Adenike Ogunlesi decided to make some pajamas for her kids, and soon friends and relatives were asking her to make some for their children. Next came skirts, shirts, pants, and more. Today, she has a factory and several franchises. At the time she started, almost all children’s clothing in Nigeria was imported. Nigerians of any means wouldn’t buy goods labeled “Made in Nigeria.” Through savvy marketing and brand building, Ruff ‘n’ Tumble is the must-have children’s label for Nigeria’s growing middle class, with children insisting the label be sewn outside so everyone knows they were wearing Ruff ‘N’ Tumble.

For more information on Nigeria’s economic potential, visit www.nigeriaembassyusa.org

Maseru, Lesotho


Shining Century

Jennifer Chen, Managing Director of Shining Century’s factory in Lesotho, is setting her sights on competing with China. Shining Century employs 1,500 people and makes garments for Old Navy, GAP and other well-known brands. Lesotho was considered a tremendous AGOA success story, but in January 2005, WTO released China from quotas, putting at risk all Africa’s recent gains from AGOA. Jennifer says if she can increase production and government can cut costs, they can compete. And she knows the competition. Like most factory owners and directors in Lesotho, Jennifer is Taiwanese. She came to the tiny Southern African nation in 1989 and intends to stay for the long haul.

Kampala, Uganda


1000 Cups Coffee House

1000 Cups Coffee House offers some unusual blends, from a lemon grass infused coffee to a traditional roast that is lightly toasted in clay pots. The owner, Michael Kijjambu, notes of his special blends, “These do appeal to the young, free-spending Ugandans.”

Noting that Uganda’s President Museveni has promoted Ugandan coffee at shops in South Africa and Scandinavia, Michael suggested the charismatic leader visit his coffee shop in Kampala. “It would have tremendous implications for coffee production and consumption in Uganda,” Michael predicted. President Museveni took Michael up on the invitation, and along with his entourage and the local press, he visited 1000 Cups Coffee House. After the President’s visit, coffee became the cool drink in Uganda and three new coffee houses opened up.
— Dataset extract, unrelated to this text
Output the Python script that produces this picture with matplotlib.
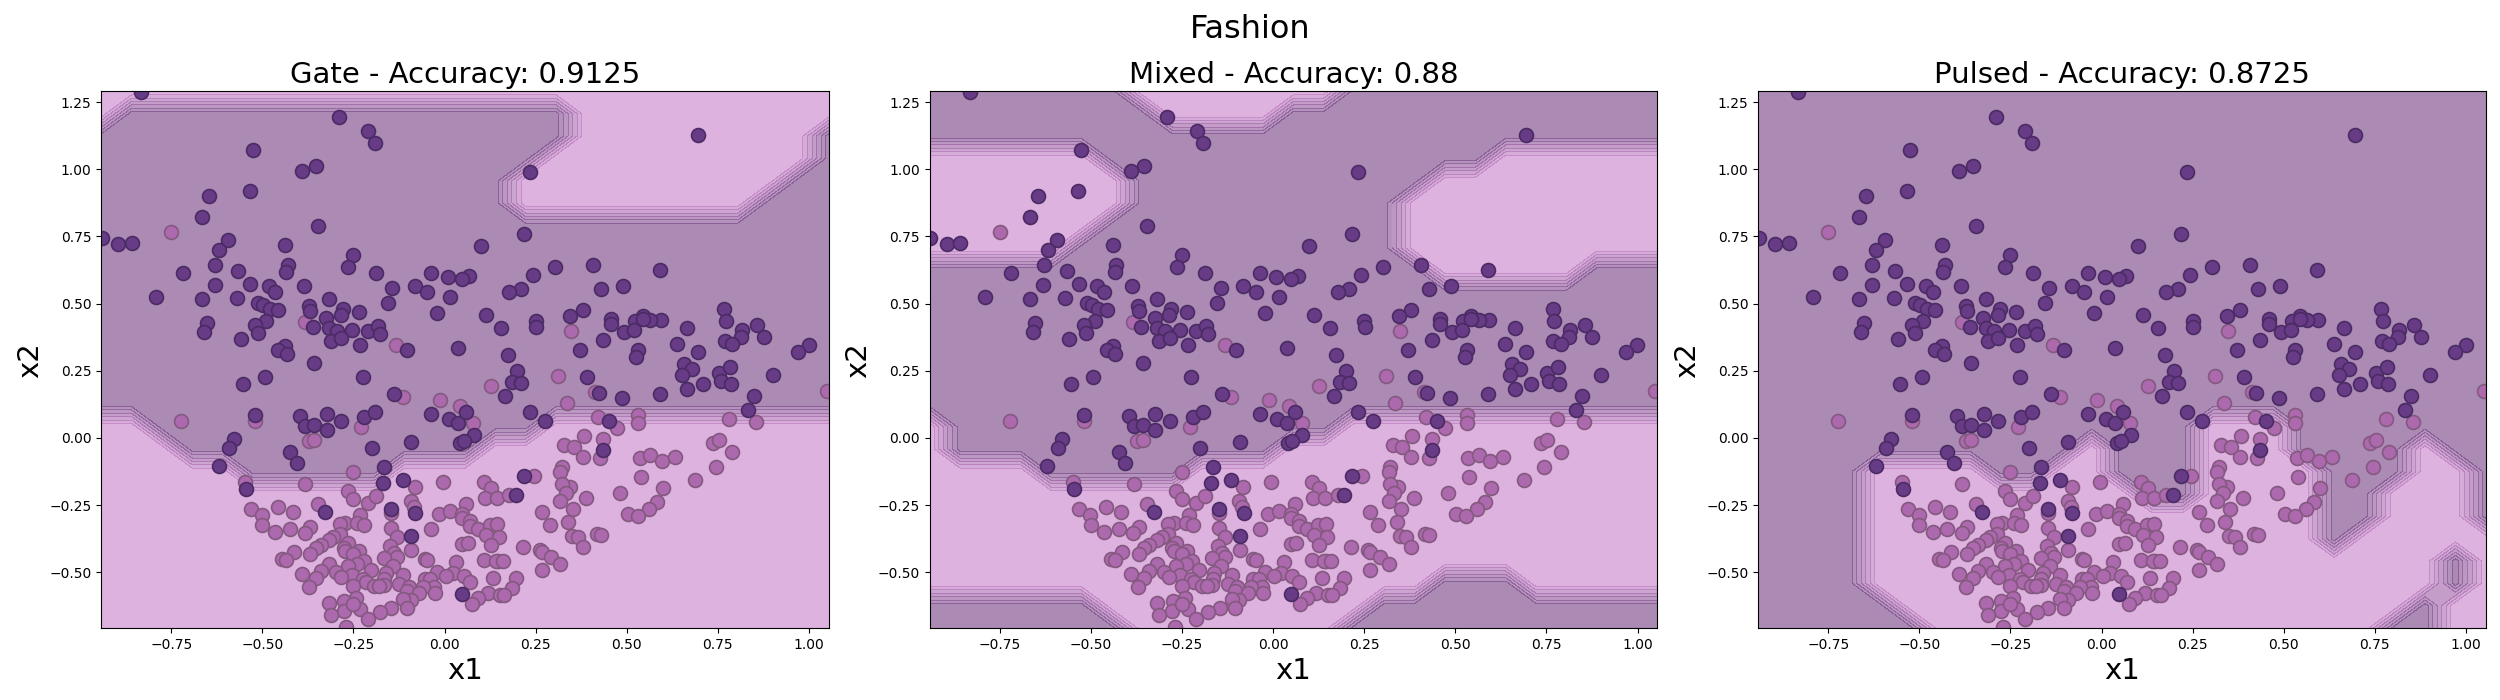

For more information on Uganda’s economic potential, visit www.ugandainvest.com

Kinshasa, Democratic Republic of Congo


Vodacom Congo

In the late 1990’s, international experts predicted there would be a market for only 10,000 cell phones in all of Congo. The day Alieu Conteh launched his cell phone company, he had capacity for 4,000 customers, but 35,000 people lined up. In less than five years he broke the one million mark. Alieu promised a telephone would no longer be a luxury in Congo. When Alieu came out with a $2 card, he revolutionized the market and tripled his sales. Alieu brought cell phone service to both government and rebel held areas and created Congo’s largest network. He continues to roll out service every week in rural villages throughout the nation.

Livingstone, Zambia


Touch Adventure

Touch Adventure, a specialist in white water rafting and cultural tours, is part of a movement to diversify traditional tourism offerings in Africa. Founder Ndaba Ndlovu, a Zimbabwean adventure seeker who worked as a river rafting guide, says when he looked at starting his business, he realized the political climate in his country was deteriorating and he began looking on the other side of the river. Ndlovu set up his company’s base and operates all tours in Zambia, although he maintains a sales office in Zimbabwe. Zambia’s aggressive marketing campaign and diversified offerings have brought tourists for longer stays and repeat visits.